Ohio pharmacists and profession advocates testified in front of the Insurance and Finance Industry Committee of the State Senate in support of Senate Bill 265 for provider status on May 15, 2018. Among this group were faculty and residents from the Ohio State College of Pharmacy, including Jennifer Rodis, Associate Clinical Professor and Assistant Dean for Outreach and Engagement, and Dana Bachmann, Kroger Health & Wellness Community Pharmacist, PGY2 Community Pharmacy Resident, and recent graduate of the MS in Health-Systems Administration program.

Senate Bill 265, sponsored by Senator Matt Dolan (R-Chagrin Falls), introduced provider status at the state level which would formally recognize pharmacists as health care providers in Ohio law. The bill seeks to expand opportunities for patients to receive pharmacist care in addition to receiving medicines and makes the case for why the provider definitions and insurance law should match the current role of pharmacists in patient care.

In their proponent testimony, Rodis and Bachmann shared how this bill will positively impact patient’s access to care, improve pharmacists access to positions where they can make a difference, and change the perception of what pharmacists do and how they provide patient care.

Rodis shared that according to the Health Policy Institute of Ohio (HPIO), Ohio ranks 46 out of 50 states and the District of Columbia (D.C.) on health value, landing in the bottom quartile. This means that Ohioans are living less healthy lives and spending more on health care than people in most other states.

“By empowering pharmacists and recognizing them as providers through Senate Bill 265, Ohio can move the needle to improve our health care value and the health of the citizens in our state,” Rodis said.

Bachmann detailed the variety of services she can provide as a pharmacist that are underutilized because of the lack of provider status and coverage by health insurance. This includes immunizations, medication synchronization, medication therapy management (MTM), point-of-care testing (cholesterol, blood glucose, blood pressure), and disease state management (Diabetes, Heart Healthy, Fitness, Nutrition, & Weight Loss, and Smoking Cessation).

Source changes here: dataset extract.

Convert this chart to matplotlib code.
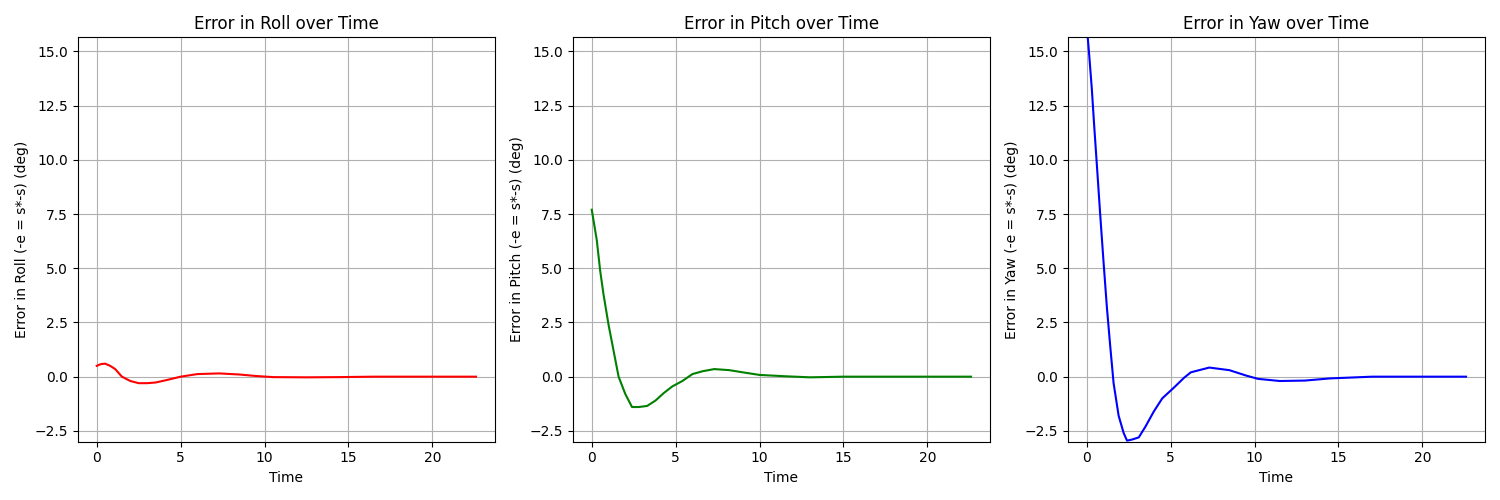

“Senate Bill 265 would offer the opportunity for pharmacists to be recognized as health care providers and overcome significant barriers,” Bachmann said. “Most importantly, provider status will allow us to improve care and outcomes for patients in our communities.”

Student pharmacists advocate on behalf of profession at annual legislative day

This March, more than 200 student pharmacists traveled to the Ohio Statehouse for the Ohio Pharmacists Association’s (OPA) Student Legislative Day. A number of pharmacy students from The Ohio State University attended to advocate for their profession.

Student Legislative Day is an event that allows student pharmacists to open a dialogue with lawmakers and educate them about the value of pharmacists in the world of health care.

Students had the chance to individually visit the offices of legislators to advocate for issues that were important to their profession. This year’s advocacy topics included pricing transparency, improving access for patients to epinephrine and provider status for pharmacists.

“Advocating for yourself, your profession and our public is important. It may seem intimidating at first, but when you realize you are there to try to push the greater good, then it becomes an agenda that you can truly speak to,” said Logan Hunter, Class of 2019 PharmD student. “Putting yourself out there as an advocate helps build yourself personally and professionally and this event truly sets you up for success.”